Could the lines from the start of the data through the line with "plt.rcParams['font.family'] = ['Liberation" be set down exactly, with no pictures among them?
........
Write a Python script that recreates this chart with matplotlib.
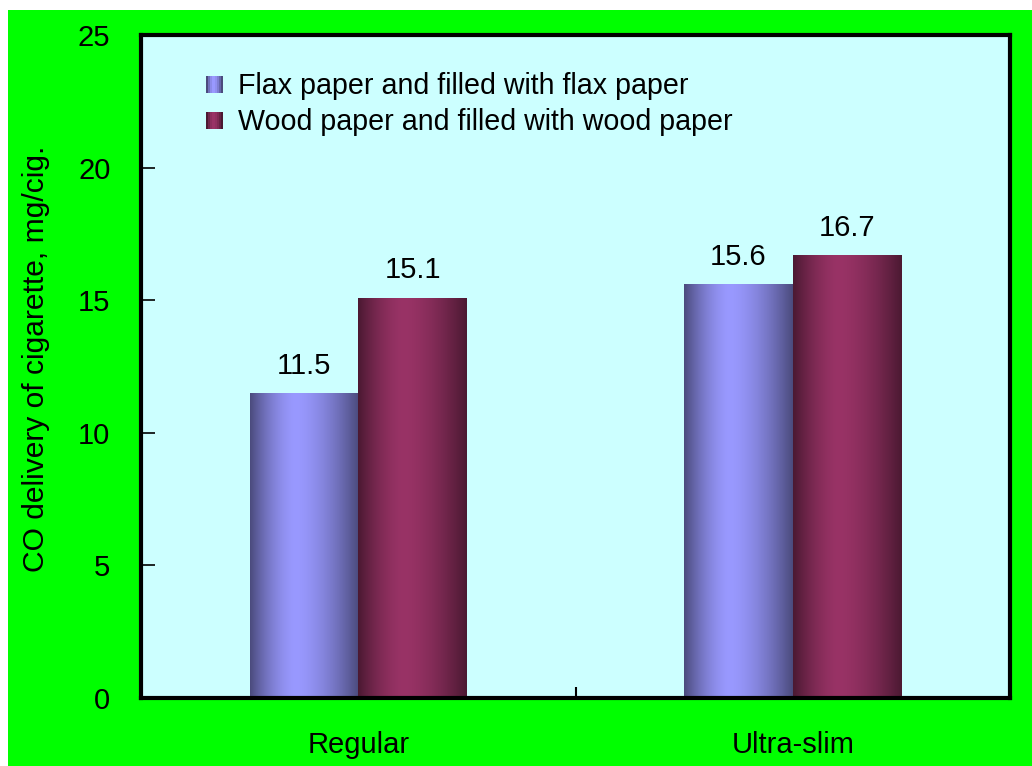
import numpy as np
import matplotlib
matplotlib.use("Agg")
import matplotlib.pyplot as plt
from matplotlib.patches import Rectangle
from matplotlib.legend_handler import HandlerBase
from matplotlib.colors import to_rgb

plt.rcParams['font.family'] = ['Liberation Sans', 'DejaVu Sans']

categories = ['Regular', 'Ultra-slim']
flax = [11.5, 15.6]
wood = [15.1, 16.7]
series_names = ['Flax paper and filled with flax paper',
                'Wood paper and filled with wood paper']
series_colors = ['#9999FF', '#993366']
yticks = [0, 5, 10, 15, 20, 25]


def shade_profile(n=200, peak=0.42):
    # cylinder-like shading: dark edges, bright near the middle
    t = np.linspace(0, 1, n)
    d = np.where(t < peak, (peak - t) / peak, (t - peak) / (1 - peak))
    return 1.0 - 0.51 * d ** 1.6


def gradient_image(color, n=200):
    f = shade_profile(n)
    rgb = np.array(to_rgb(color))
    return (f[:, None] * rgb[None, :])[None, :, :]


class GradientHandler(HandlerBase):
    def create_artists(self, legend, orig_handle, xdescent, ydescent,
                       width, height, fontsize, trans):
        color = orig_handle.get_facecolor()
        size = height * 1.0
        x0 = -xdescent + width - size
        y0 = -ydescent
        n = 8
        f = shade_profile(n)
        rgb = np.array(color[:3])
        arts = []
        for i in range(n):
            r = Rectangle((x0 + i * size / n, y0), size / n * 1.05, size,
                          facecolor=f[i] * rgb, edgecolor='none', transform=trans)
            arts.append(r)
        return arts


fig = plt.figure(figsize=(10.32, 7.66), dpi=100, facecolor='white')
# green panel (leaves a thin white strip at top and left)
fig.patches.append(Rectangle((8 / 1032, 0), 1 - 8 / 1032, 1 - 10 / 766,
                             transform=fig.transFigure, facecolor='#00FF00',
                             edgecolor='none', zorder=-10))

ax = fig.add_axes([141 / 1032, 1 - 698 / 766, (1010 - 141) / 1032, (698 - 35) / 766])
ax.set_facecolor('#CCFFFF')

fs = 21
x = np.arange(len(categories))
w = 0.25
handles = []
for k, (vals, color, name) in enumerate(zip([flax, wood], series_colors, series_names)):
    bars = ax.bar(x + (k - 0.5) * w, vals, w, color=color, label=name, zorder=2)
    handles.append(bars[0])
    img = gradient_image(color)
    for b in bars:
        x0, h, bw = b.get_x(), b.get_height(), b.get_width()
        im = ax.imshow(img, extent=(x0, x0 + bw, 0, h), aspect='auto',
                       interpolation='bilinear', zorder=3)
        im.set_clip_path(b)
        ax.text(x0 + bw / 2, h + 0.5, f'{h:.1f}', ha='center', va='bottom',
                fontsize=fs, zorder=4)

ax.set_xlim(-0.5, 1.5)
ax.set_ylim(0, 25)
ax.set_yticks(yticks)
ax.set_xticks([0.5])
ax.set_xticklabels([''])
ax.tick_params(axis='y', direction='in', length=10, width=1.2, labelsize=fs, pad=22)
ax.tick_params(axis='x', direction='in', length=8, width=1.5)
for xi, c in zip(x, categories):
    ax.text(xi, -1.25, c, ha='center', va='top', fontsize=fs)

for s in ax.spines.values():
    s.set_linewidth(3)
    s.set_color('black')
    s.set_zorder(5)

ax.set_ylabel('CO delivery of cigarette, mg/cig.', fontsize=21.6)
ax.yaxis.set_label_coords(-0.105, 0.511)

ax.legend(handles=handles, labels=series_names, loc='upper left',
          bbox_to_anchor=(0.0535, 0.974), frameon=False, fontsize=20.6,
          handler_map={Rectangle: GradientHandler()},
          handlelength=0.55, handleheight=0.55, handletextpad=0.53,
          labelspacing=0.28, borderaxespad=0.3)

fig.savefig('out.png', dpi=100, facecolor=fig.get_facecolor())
........
Expected answer:
Write a Python script that recreates this chart with matplotlib.
import numpy as np
import matplotlib
matplotlib.use("Agg")
import matplotlib.pyplot as plt
from matplotlib.patches import Rectangle
from matplotlib.legend_handler import HandlerBase
from matplotlib.colors import to_rgb

plt.rcParams['font.family'] = ['Liberation Sans', 'DejaVu Sans']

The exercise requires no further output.